So the Competition Commission has gone and done it, and killed off Project Kangaroo.
Our first reaction when we heard the CC’s preliminary judgment was ‘how stupid’. Who wouldn’t want what Kangaroo was planning to offer – free catch-up, and archive of top shows across decades of BBC, ITV & C4 programmes? And who wants to have to visit many different websites (or worse download many different applications) to watch TV on the web? You don’t have to have different TVs for BBC, ITV, C4 etc.

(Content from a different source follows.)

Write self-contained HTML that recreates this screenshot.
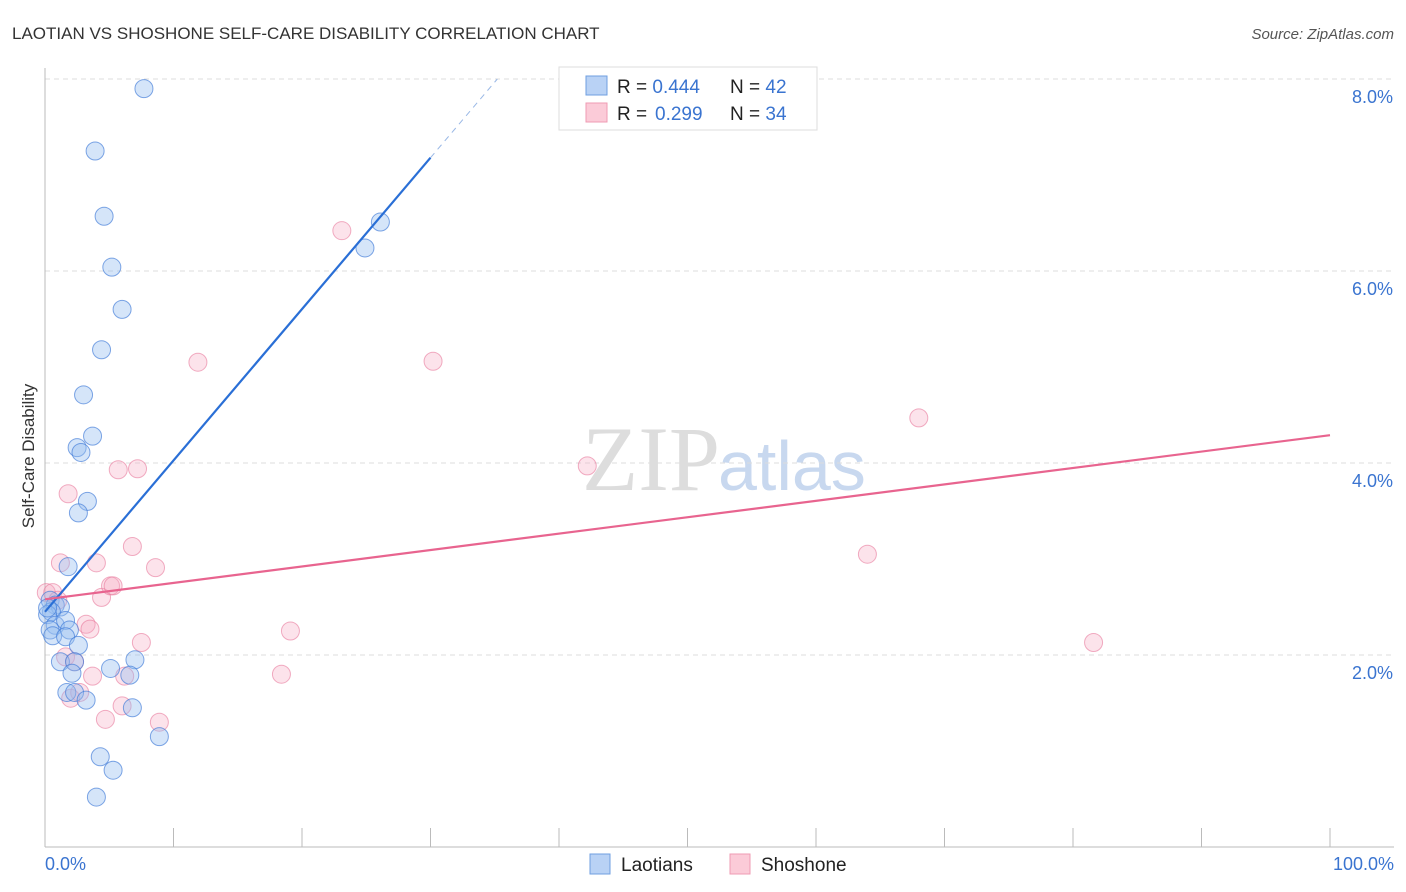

So to us this seemed like while the CC were preventing a monopoly, and avoiding a theoretical and technical price fixing scenario, in the process they were actually denying consumers’ choice. Or worse handing a bye to the US-owned Hulu to steam in and charge for what previously would have been free (well, free at the point of use).
But over the last couple of months, other parts of the story have emerged, and have caused us to change our minds.
Project Canvas is another cross-broadcaster initiative to put web TV in Freeview set-top boxes, bringing the iPlayer and other services, to the living room in a way that normal people might use. And it sounds like it is open from the start, providing a platform anybody (?) will be able to access.
To us, this means one of two things will happen:
- iPlayer will become the default platform for getting web video onto those set-top boxes. Someone (the BBC Trust, the CC) will make the BBC open up the iPlayer to other content providers. It’s easy to put Flash video on the web; the trick is making it scale. And why should the viewing public have to pay for that again?
- The opportunity of Project Canvas distribution will incentivise content providers to unify around a common set of web video standards, and the content will be set free of any particular destination, so we can just watch what we want without having to learn how to use multiple sites / apps.
Which will be A Good Thing, and we’ll still get the service we so yearn for as consumers. Maybe even a better version.